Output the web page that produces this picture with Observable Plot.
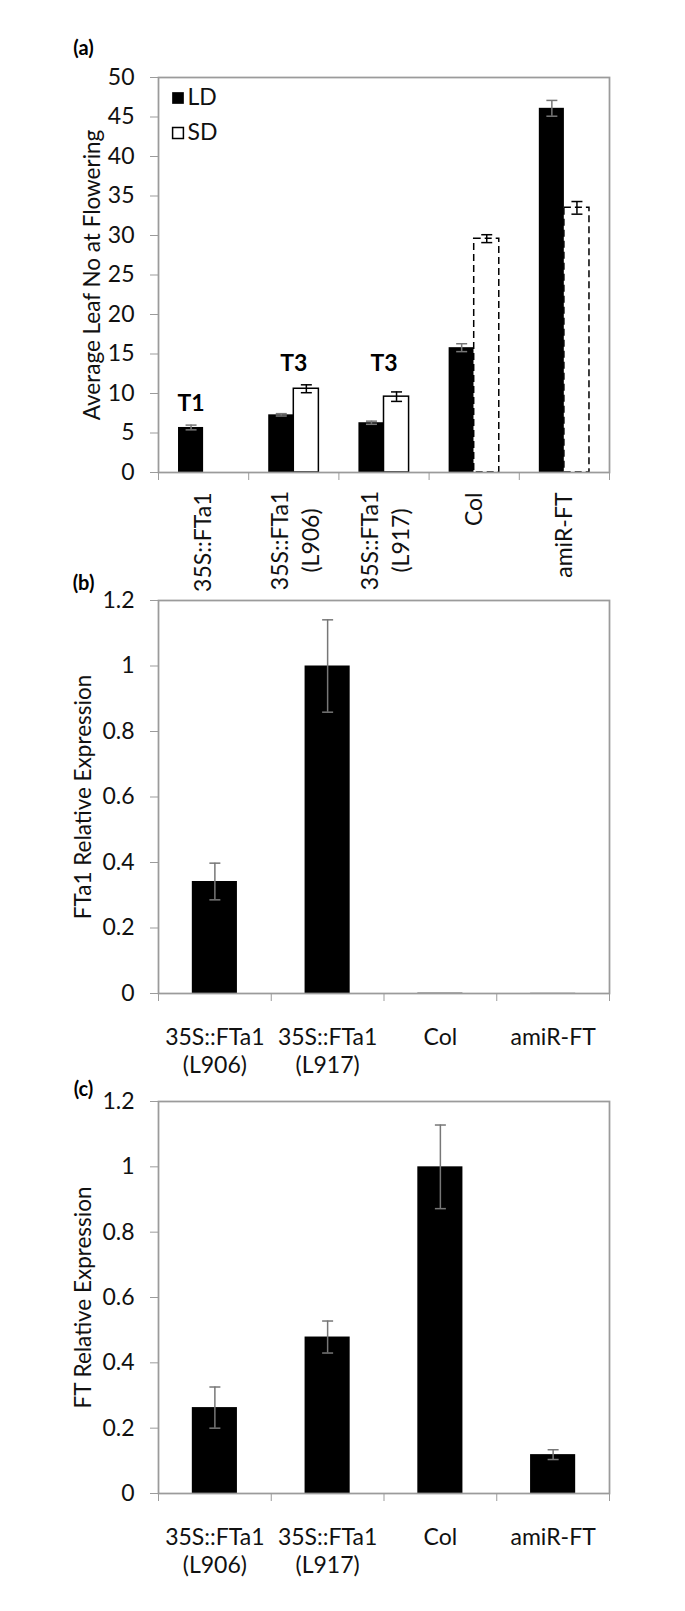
<!DOCTYPE html>
<html><head><meta charset="utf-8">
<script src="https://cdn.jsdelivr.net/npm/d3@7"></script>
<script src="https://cdn.jsdelivr.net/npm/@observablehq/plot@0.6"></script>
<style>
html,body{margin:0;padding:0;background:#fff;}
#chart svg{display:block;}
</style></head><body><div id="chart"></div>
<script>
// ---------- data: panel (a) ----------
const linesA = ["35S::FTa1", "35S::FTa1\n(L906)", "35S::FTa1\n(L917)", "Col", "amiR-FT"];
const generationA = ["T1", "T3", "T3", "", ""];
const seriesNames = ["LD", "SD"];
const ldMean = [5.7, 7.3, 6.3, 15.8, 46.1];
const ldErr = [0.3, 0.15, 0.2, 0.5, 1.0];
const sdMean = [null, 10.6, 9.6, 29.6, 33.5];
const sdErr = [null, 0.5, 0.6, 0.5, 0.8];
const controlLines = ["Col", "amiR-FT"];
const yTicksA = [0, 5, 10, 15, 20, 25, 30, 35, 40, 45, 50];
const yTitleA = "Average Leaf No at Flowering";

// ---------- data: panels (b) and (c) ----------
const linesBC = ["35S::FTa1\n(L906)", "35S::FTa1\n(L917)", "Col", "amiR-FT"];
const fta1Expr = [0.342, 1.0, 0.001, 0.0005];
const fta1Err = [0.056, 0.141, 0, 0];
const ftExpr = [0.263, 0.479, 1.0, 0.119];
const ftErr = [0.063, 0.049, 0.128, 0.015];
const yTicksBC = [0, 0.2, 0.4, 0.6, 0.8, 1, 1.2];
const yTitleB = "FTa1 Relative Expression";
const yTitleC = "FT Relative Expression";

// ---------- styling ----------
const FONT = "Lato, 'Open Sans', sans-serif";
const FRAME = "#9b9b9b";
const ERRGRAY = "#777777";
const W = 685;
const TICKFS = 23, TITLEFS = 22.5, TAGFS = 20;
const cap = {draw(ctx, size) { const r = Math.sqrt(size / Math.PI); ctx.moveTo(-r, 0); ctx.lineTo(r, 0); }};
const style = {fontFamily: FONT, fontSize: TICKFS + "px", color: "#111", background: "white", overflow: "visible"};

function errMarks(rows, color) {
  const r = rows.filter(d => d.err > 0);
  const cx = d => (d.x1 + d.x2) / 2;
  return [
    Plot.ruleX(r, {x: cx, y1: d => d.value - d.err, y2: d => d.value + d.err, stroke: color, strokeWidth: 1.5}),
    Plot.dot(r, {x: cx, y: d => d.value + d.err, symbol: cap, r: 5.5, stroke: color, strokeWidth: 1.5, fill: "none"}),
    Plot.dot(r, {x: cx, y: d => d.value - d.err, symbol: cap, r: 5.5, stroke: color, strokeWidth: 1.5, fill: "none"})
  ];
}

// ---------- panel (a) ----------
const ldRows = linesA.map((c, i) => ({i, value: ldMean[i], err: ldErr[i], x1: i + 0.222, x2: i + 0.5}));
const sdRows = linesA.map((c, i) => ({i, c, value: sdMean[i], err: sdErr[i], x1: i + 0.5, x2: i + 0.778}))
  .filter(d => d.value != null);
const groupTop = linesA.map((c, i) => Math.max(ldMean[i] + ldErr[i], sdMean[i] != null ? sdMean[i] + sdErr[i] : 0));
const genRows = linesA.map((c, i) => ({
  label: generationA[i],
  x: sdMean[i] != null ? i + 0.5 : i + 0.361,
  y: d3.max(linesA.map((_, j) => j).filter(j => generationA[j] === generationA[i]), j => groupTop[j])
})).filter(d => d.label);
const nA = linesA.length;
const singleA = d3.range(nA).filter(i => !linesA[i].includes("\n")).map(i => i + 0.5);
const multiA = d3.range(nA).filter(i => linesA[i].includes("\n")).map(i => i + 0.5);

const plotA = Plot.plot({
  width: W, height: 560,
  marginTop: 77, marginBottom: 88, marginLeft: 158, marginRight: 76,
  style,
  x: {domain: [0, nA]},
  y: {domain: [0, 50]},
  marks: [
    Plot.rect(ldRows, {x1: "x1", x2: "x2", y1: 0, y2: "value", fill: "#000"}),
    Plot.rect(sdRows.filter(d => !controlLines.includes(d.c)), {x1: "x1", x2: "x2", y1: 0, y2: "value", fill: "#fff", stroke: "#000", strokeWidth: 1.5}),
    Plot.rect(sdRows.filter(d => controlLines.includes(d.c)), {x1: "x1", x2: "x2", y1: 0, y2: "value", fill: "#fff", stroke: "#000", strokeWidth: 1.5, strokeDasharray: "7,4"}),
    ...errMarks(ldRows, ERRGRAY),
    ...errMarks(sdRows, "#000"),
    Plot.text(genRows, {x: "x", y: "y", text: "label", dy: -21, fontSize: 23, fontWeight: "bold", fill: "#000"}),
    Plot.frame({stroke: FRAME, strokeWidth: 1.75}),
    Plot.axisY({ticks: yTicksA, tickSize: 8, tickPadding: 16, stroke: FRAME, fill: "#111", label: null}),
    Plot.axisX(d3.range(nA + 1), {tickSize: 8, stroke: FRAME, tickFormat: () => "", label: null}),
    Plot.axisX(singleA, {tickSize: 0, tickRotate: -90, tickPadding: 20, textAnchor: "end", lineAnchor: "middle", tickFormat: v => linesA[Math.floor(v)], fill: "#111", label: null}),
    Plot.axisX(multiA, {tickSize: 0, tickRotate: -90, tickPadding: 68, textAnchor: "middle", lineAnchor: "middle", lineHeight: 1.35, tickFormat: v => linesA[Math.floor(v)], fill: "#111", label: null}),
    Plot.text([yTitleA], {frameAnchor: "left", dx: -66, rotate: -90, textAnchor: "middle", lineAnchor: "middle", fontSize: TITLEFS, fill: "#111"}),
    Plot.text(["(a)"], {frameAnchor: "top-left", dx: -75, dy: -29, textAnchor: "middle", lineAnchor: "middle", fontSize: TAGFS, fontWeight: "bold", fill: "#000"}),
    Plot.dot([seriesNames[0]], {frameAnchor: "top-left", dx: 19.5, dy: 20.5, symbol: "square", r: 6.6, fill: "#000"}),
    Plot.text([seriesNames[0]], {frameAnchor: "top-left", dx: 29, dy: 20.5, textAnchor: "start", lineAnchor: "middle", fontSize: TICKFS, fill: "#111"}),
    Plot.dot([seriesNames[1]], {frameAnchor: "top-left", dx: 19.5, dy: 55.5, symbol: "square", r: 6.1, fill: "#fff", stroke: "#000", strokeWidth: 1.5}),
    Plot.text([seriesNames[1]], {frameAnchor: "top-left", dx: 29, dy: 55.5, textAnchor: "start", lineAnchor: "middle", fontSize: TICKFS, fill: "#111"})
  ]
});

// ---------- panels (b) and (c) ----------
function exprPlot(values, errs, title, tag, height, marginTop, marginBottom, tagDy) {
  const n = linesBC.length;
  const rows = linesBC.map((c, i) => ({i, value: values[i], err: errs[i], x1: i + 0.3, x2: i + 0.7}));
  return Plot.plot({
    width: W, height,
    marginTop, marginBottom, marginLeft: 158, marginRight: 76,
    style,
    x: {domain: [0, n]},
    y: {domain: [0, 1.2]},
    marks: [
      Plot.rect(rows, {x1: "x1", x2: "x2", y1: 0, y2: "value", fill: "#000"}),
      ...errMarks(rows, ERRGRAY),
      Plot.frame({stroke: FRAME, strokeWidth: 1.75}),
      Plot.axisY({ticks: yTicksBC, tickSize: 8, tickPadding: 16, stroke: FRAME, fill: "#111", label: null, tickFormat: d => String(+d.toFixed(1))}),
      Plot.axisX(d3.range(n + 1), {tickSize: 8, stroke: FRAME, tickFormat: () => "", label: null}),
      Plot.axisX(d3.range(n).map(i => i + 0.5), {tickSize: 0, tickPadding: 32, textAnchor: "middle", lineAnchor: "top", lineHeight: 1.22, tickFormat: v => linesBC[Math.floor(v)], fill: "#111", label: null}),
      Plot.text([title], {frameAnchor: "left", dx: -75, rotate: -90, textAnchor: "middle", lineAnchor: "middle", fontSize: TITLEFS, fill: "#111"}),
      Plot.text([tag], {frameAnchor: "top-left", dx: -75, dy: tagDy, textAnchor: "middle", lineAnchor: "middle", fontSize: TAGFS, fontWeight: "bold", fill: "#000"})
    ]
  });
}

const plotB = exprPlot(fta1Expr, fta1Err, yTitleB, "(b)", 510, 40, 77, -17);
const plotC = exprPlot(ftExpr, ftErr, yTitleC, "(c)", 541, 31, 118, -12);

document.getElementById("chart").append(plotA, plotB, plotC);
</script>
</body></html>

-------------------------

> What is needed
Restate, line by line and word for word, everything from the top of the material through the line that contains "FONT, fontSize: TICKFS". Leave pictures out.

> Full response
Output the web page that produces this picture with Observable Plot.
<!DOCTYPE html>
<html><head><meta charset="utf-8">
<script src="https://cdn.jsdelivr.net/npm/d3@7"></script>
<script src="https://cdn.jsdelivr.net/npm/@observablehq/plot@0.6"></script>
<style>
html,body{margin:0;padding:0;background:#fff;}
#chart svg{display:block;}
</style></head><body><div id="chart"></div>
<script>
// ---------- data: panel (a) ----------
const linesA = ["35S::FTa1", "35S::FTa1\n(L906)", "35S::FTa1\n(L917)", "Col", "amiR-FT"];
const generationA = ["T1", "T3", "T3", "", ""];
const seriesNames = ["LD", "SD"];
const ldMean = [5.7, 7.3, 6.3, 15.8, 46.1];
const ldErr = [0.3, 0.15, 0.2, 0.5, 1.0];
const sdMean = [null, 10.6, 9.6, 29.6, 33.5];
const sdErr = [null, 0.5, 0.6, 0.5, 0.8];
const controlLines = ["Col", "amiR-FT"];
const yTicksA = [0, 5, 10, 15, 20, 25, 30, 35, 40, 45, 50];
const yTitleA = "Average Leaf No at Flowering";

// ---------- data: panels (b) and (c) ----------
const linesBC = ["35S::FTa1\n(L906)", "35S::FTa1\n(L917)", "Col", "amiR-FT"];
const fta1Expr = [0.342, 1.0, 0.001, 0.0005];
const fta1Err = [0.056, 0.141, 0, 0];
const ftExpr = [0.263, 0.479, 1.0, 0.119];
const ftErr = [0.063, 0.049, 0.128, 0.015];
const yTicksBC = [0, 0.2, 0.4, 0.6, 0.8, 1, 1.2];
const yTitleB = "FTa1 Relative Expression";
const yTitleC = "FT Relative Expression";

// ---------- styling ----------
const FONT = "Lato, 'Open Sans', sans-serif";
const FRAME = "#9b9b9b";
const ERRGRAY = "#777777";
const W = 685;
const TICKFS = 23, TITLEFS = 22.5, TAGFS = 20;
const cap = {draw(ctx, size) { const r = Math.sqrt(size / Math.PI); ctx.moveTo(-r, 0); ctx.lineTo(r, 0); }};
const style = {fontFamily: FONT, fontSize: TICKFS + "px", color: "#111", background: "white", overflow: "visible"};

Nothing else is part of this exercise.